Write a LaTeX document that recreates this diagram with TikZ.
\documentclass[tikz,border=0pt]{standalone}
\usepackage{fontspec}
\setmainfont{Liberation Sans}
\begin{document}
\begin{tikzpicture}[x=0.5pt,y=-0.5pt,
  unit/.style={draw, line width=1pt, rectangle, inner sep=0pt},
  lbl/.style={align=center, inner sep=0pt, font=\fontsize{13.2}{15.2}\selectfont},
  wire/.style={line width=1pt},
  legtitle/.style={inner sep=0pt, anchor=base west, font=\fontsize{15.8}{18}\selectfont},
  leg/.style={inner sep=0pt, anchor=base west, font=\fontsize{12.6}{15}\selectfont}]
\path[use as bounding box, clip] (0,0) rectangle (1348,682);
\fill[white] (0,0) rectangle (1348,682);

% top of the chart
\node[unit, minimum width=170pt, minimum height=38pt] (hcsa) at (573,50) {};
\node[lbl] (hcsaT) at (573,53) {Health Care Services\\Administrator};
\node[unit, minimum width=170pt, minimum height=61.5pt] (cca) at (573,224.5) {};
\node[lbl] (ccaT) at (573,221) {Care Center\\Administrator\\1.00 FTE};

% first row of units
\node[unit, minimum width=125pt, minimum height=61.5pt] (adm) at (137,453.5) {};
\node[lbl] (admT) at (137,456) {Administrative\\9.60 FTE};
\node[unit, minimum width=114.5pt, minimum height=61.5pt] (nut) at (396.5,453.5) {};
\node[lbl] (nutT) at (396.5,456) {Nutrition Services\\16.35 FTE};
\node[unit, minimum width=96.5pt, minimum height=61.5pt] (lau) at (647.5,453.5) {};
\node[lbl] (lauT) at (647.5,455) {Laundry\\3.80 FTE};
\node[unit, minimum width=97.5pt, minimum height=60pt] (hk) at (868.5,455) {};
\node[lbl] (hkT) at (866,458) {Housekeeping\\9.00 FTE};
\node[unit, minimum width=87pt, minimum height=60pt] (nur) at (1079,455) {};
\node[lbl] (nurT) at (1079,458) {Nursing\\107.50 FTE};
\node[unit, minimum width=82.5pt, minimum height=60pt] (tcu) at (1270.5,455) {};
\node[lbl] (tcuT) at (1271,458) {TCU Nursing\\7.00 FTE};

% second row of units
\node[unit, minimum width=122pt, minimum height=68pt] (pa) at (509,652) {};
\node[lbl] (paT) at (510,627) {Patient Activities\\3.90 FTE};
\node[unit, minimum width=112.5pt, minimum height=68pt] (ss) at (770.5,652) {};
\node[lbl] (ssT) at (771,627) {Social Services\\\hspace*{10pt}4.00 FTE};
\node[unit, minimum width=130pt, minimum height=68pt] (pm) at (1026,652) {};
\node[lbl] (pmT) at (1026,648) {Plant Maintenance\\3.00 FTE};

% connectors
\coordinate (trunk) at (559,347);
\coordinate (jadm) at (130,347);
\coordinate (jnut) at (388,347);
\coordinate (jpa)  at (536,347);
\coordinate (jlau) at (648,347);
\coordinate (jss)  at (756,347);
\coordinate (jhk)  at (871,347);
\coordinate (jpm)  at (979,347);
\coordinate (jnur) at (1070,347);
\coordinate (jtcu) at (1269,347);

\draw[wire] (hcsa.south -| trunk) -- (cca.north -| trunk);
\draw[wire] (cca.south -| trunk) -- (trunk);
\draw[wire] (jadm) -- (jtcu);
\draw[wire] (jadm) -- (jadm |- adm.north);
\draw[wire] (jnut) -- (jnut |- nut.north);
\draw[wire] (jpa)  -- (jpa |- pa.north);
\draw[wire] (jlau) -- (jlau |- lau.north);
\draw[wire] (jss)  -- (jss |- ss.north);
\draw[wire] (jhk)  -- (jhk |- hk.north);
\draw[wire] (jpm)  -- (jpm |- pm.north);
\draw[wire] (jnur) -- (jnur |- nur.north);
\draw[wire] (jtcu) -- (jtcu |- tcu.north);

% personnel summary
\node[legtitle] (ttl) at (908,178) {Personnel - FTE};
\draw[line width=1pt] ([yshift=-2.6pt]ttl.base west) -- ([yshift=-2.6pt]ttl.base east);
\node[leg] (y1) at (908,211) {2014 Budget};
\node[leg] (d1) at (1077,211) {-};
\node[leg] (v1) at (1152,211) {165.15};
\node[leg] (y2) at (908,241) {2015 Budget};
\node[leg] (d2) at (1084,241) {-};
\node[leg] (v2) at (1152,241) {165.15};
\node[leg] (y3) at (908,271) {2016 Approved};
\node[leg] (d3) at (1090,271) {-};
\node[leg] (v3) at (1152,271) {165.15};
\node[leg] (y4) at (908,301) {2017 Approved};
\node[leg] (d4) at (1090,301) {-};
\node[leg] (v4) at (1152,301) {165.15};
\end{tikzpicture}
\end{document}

### Work required
Give again, word for word, the lines of the listing, starting at its first line and ending with the line containing "(ccaT) at (573,221)".

### Exercise output
Write a LaTeX document that recreates this diagram with TikZ.
\documentclass[tikz,border=0pt]{standalone}
\usepackage{fontspec}
\setmainfont{Liberation Sans}
\begin{document}
\begin{tikzpicture}[x=0.5pt,y=-0.5pt,
  unit/.style={draw, line width=1pt, rectangle, inner sep=0pt},
  lbl/.style={align=center, inner sep=0pt, font=\fontsize{13.2}{15.2}\selectfont},
  wire/.style={line width=1pt},
  legtitle/.style={inner sep=0pt, anchor=base west, font=\fontsize{15.8}{18}\selectfont},
  leg/.style={inner sep=0pt, anchor=base west, font=\fontsize{12.6}{15}\selectfont}]
\path[use as bounding box, clip] (0,0) rectangle (1348,682);
\fill[white] (0,0) rectangle (1348,682);

% top of the chart
\node[unit, minimum width=170pt, minimum height=38pt] (hcsa) at (573,50) {};
\node[lbl] (hcsaT) at (573,53) {Health Care Services\\Administrator};
\node[unit, minimum width=170pt, minimum height=61.5pt] (cca) at (573,224.5) {};
\node[lbl] (ccaT) at (573,221) {Care Center\\Administrator\\1.00 FTE};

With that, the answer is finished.